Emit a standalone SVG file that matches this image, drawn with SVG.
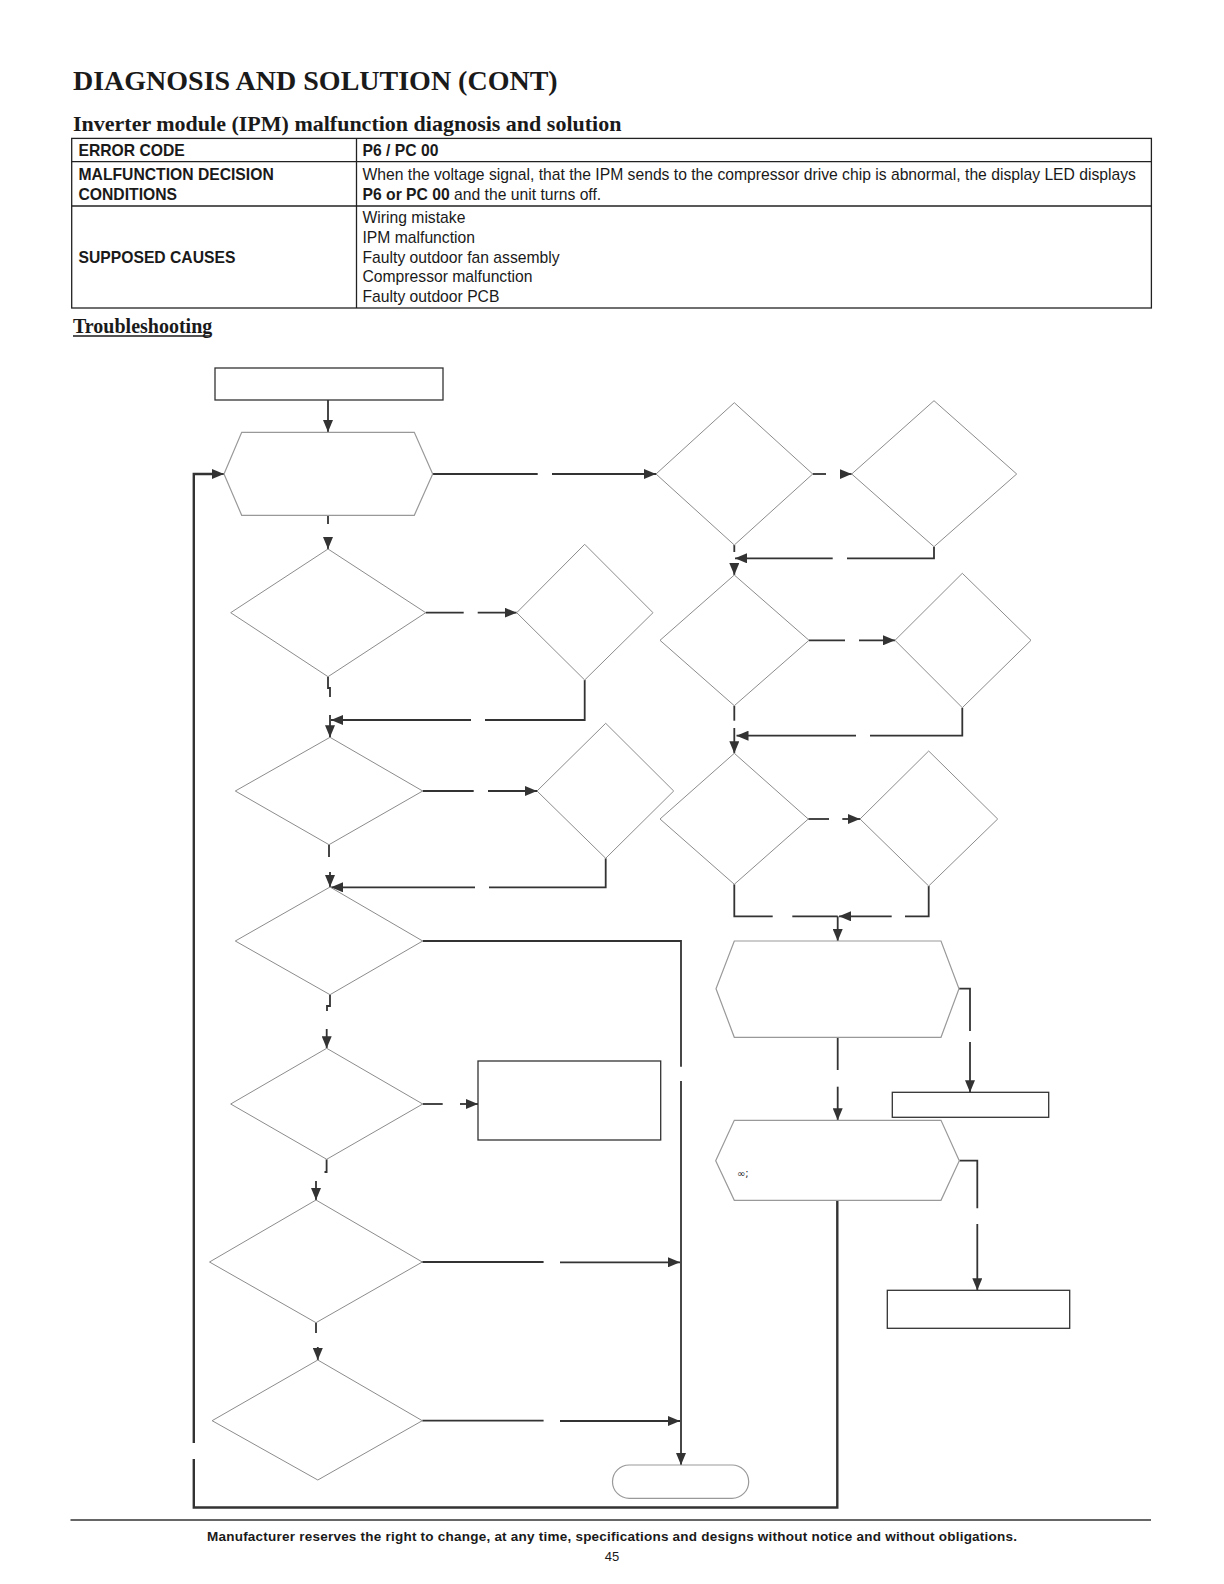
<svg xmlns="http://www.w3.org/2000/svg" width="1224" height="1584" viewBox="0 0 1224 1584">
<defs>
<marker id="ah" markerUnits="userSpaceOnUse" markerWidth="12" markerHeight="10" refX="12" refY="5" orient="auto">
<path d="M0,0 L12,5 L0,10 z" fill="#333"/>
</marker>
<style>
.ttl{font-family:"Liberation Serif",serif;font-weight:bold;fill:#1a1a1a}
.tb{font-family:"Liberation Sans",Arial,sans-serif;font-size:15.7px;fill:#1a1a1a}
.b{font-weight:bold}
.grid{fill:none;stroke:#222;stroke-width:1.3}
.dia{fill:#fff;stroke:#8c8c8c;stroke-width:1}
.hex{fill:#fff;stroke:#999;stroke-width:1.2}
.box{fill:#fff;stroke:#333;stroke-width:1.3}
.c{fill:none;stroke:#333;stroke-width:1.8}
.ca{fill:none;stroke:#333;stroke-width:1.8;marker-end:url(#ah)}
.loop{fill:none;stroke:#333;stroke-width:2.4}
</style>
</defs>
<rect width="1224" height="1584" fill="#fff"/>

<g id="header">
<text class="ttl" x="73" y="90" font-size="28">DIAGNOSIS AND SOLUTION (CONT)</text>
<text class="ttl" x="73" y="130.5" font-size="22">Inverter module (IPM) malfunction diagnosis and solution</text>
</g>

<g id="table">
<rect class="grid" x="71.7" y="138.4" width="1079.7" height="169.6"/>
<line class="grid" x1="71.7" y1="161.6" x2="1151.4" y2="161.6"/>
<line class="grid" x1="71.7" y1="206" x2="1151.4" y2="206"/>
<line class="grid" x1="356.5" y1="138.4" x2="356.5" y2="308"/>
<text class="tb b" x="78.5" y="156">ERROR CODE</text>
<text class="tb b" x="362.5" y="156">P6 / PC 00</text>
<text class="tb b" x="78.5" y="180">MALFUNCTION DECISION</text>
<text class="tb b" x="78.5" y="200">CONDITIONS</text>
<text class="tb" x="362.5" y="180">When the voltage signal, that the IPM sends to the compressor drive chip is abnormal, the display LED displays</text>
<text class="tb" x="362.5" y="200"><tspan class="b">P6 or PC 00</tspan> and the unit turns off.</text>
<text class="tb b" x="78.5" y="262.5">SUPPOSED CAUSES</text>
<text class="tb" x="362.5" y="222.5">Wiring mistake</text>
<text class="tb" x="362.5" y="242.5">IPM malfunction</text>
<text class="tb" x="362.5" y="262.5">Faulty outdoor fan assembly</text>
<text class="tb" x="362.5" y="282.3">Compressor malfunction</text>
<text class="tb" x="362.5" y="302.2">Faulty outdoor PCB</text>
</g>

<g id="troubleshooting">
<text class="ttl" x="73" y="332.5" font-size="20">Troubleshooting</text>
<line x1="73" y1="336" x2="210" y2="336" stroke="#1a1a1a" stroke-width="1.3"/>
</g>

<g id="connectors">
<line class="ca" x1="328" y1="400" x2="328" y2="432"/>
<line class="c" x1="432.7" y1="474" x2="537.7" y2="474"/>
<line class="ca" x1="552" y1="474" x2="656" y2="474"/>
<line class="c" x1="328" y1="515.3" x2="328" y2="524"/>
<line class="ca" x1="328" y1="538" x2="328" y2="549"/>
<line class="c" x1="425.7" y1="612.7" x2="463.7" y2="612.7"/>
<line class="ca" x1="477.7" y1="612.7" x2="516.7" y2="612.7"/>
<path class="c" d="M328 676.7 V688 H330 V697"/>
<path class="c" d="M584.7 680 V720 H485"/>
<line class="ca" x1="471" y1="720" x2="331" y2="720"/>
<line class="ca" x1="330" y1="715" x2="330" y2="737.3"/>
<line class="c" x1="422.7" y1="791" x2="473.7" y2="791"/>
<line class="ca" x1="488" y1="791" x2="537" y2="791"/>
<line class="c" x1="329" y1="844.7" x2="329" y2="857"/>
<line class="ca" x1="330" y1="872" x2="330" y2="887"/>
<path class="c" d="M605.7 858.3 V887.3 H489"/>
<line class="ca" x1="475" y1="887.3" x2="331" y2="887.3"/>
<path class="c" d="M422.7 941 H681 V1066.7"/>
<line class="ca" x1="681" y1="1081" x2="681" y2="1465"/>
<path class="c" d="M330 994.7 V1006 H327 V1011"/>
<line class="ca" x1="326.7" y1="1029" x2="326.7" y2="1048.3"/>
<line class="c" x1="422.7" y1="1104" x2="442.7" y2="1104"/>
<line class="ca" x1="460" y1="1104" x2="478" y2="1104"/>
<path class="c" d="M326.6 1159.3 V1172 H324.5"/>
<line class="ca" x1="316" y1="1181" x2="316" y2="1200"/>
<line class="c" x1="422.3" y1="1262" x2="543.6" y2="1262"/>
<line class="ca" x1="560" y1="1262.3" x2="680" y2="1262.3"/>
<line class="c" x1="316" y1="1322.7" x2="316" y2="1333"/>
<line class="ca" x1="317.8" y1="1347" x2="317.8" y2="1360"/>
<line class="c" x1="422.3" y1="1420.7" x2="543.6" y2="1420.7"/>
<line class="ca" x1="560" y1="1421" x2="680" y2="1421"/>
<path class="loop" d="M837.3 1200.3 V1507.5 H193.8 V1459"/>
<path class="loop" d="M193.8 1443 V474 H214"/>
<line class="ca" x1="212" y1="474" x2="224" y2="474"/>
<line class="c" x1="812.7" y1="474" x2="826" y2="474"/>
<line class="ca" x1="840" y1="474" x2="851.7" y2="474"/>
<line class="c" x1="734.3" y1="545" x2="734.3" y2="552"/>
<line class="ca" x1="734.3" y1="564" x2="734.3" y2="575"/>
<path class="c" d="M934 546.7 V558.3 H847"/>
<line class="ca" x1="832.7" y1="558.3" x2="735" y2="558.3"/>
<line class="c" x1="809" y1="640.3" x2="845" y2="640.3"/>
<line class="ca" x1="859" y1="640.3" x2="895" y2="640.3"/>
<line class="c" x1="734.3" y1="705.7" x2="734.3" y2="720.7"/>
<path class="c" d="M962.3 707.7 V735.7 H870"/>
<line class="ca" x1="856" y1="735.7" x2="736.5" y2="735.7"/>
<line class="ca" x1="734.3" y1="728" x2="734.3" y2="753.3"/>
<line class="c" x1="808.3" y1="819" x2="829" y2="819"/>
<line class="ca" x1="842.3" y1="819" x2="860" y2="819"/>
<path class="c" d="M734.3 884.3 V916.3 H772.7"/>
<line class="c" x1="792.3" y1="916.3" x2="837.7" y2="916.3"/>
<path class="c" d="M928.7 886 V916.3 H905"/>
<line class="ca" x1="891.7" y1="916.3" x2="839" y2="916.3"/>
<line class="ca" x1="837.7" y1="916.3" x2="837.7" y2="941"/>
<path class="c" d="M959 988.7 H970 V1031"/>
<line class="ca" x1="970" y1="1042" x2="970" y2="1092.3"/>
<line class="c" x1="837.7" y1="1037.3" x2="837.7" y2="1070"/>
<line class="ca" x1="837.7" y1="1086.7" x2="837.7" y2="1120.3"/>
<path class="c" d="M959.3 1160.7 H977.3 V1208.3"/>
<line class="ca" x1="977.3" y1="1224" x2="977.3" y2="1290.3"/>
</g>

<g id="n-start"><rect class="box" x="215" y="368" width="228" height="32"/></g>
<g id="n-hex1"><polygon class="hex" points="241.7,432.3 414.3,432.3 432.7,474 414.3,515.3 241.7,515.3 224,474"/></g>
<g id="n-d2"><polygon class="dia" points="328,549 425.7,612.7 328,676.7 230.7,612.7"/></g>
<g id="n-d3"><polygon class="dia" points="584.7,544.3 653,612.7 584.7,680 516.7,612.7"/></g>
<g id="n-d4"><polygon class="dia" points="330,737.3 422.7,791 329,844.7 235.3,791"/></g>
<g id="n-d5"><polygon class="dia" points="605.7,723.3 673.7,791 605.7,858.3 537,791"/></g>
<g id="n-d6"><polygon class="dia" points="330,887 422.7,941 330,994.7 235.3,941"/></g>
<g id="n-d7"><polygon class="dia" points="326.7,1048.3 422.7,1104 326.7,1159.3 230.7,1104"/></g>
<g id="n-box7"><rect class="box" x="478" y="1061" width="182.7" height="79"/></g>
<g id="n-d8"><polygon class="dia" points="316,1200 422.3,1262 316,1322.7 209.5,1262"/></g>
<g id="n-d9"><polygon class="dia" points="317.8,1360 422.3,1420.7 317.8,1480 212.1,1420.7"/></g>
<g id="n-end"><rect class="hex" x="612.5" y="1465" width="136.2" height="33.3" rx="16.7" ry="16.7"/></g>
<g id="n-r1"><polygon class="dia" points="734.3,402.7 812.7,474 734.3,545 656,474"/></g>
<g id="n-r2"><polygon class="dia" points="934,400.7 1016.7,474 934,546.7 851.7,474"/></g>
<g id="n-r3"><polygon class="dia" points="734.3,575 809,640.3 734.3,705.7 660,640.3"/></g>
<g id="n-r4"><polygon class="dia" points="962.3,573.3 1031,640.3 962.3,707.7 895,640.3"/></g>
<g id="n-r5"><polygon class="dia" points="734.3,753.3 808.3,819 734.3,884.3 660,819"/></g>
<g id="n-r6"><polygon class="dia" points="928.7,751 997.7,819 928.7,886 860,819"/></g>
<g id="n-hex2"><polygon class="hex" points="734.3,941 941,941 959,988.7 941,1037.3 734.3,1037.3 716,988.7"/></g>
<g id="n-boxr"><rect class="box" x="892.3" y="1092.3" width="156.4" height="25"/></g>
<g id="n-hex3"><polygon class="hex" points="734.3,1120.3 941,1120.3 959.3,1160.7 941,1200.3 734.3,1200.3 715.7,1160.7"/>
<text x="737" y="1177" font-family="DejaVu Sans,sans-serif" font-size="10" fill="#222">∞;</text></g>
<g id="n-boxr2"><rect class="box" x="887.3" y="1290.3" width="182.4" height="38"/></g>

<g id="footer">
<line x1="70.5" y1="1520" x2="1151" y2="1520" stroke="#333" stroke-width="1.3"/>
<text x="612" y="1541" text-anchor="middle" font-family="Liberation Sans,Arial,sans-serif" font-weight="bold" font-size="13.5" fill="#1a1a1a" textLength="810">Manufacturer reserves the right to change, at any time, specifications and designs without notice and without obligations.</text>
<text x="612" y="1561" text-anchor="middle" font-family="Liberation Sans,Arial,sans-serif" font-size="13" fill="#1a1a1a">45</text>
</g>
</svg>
━━━━
How many lines of the listing above include the word "that"? State the number and nothing else.

■ Solution:
2